In the November 2023 issue of Motor Sport, some of the key players behind the FW15C’s success, including Adrian Newey, Patrick Head and Damon Hill – as well as Coulthard – talk about its development and the incredible speed which led to F1 glory for Alain Prost and the team 30 years ago.
It’s widely accepted that the FW15C – relative to the competition it had in in 1993 – was further ahead of its contemporaries than any other car before or since.
As Newey explains, its predecessor, the FW14B which took Nigel Mansell to his F1 title in ’92, was a marriage of technical convenience. The FW15C was the ultimate realisation of Williams’ design vision.

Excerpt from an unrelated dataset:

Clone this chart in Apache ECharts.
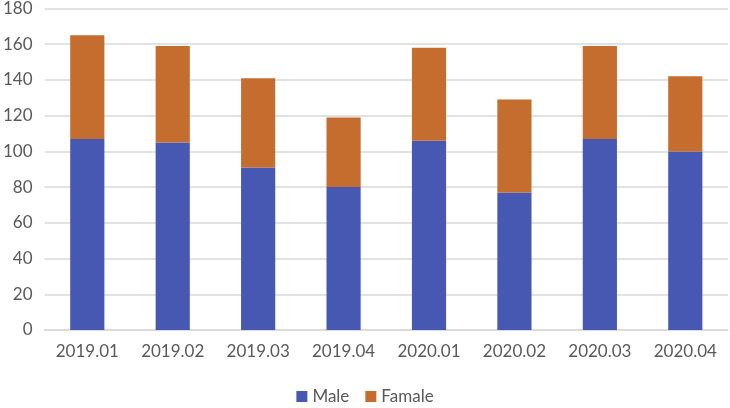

The “14B was an existing car that we then put active onto,” he tells Adam Cooper. “And in that there were some compromises on the installation of the suspension. And effectively the aerodynamics didn’t maximise the advantage of the much finer ride height platform window that it offered.
“So the research into 15A [the unraced 1992 car] was really aimed at those two points, properly integrating the hydraulic actuators, etc, into the design of the tub and the gearbox. And then re-optimising the aerodynamics around the smaller ride height window that active offered.”
The team’s technical director, Patrick Head, expands on how it worked.
“The active ride was a sort of responsive system,” he says. “When you hit the brakes, the nose would dip and the back would go up. Then the system would say, ‘I don’t really want this,’ and would correct it.”
What this did, along with other technical advantages such as power steering and ABS, was bring new performance possibilities for the driver who, according to Head, “could just hit the brake pedal as hard as he liked without worrying.”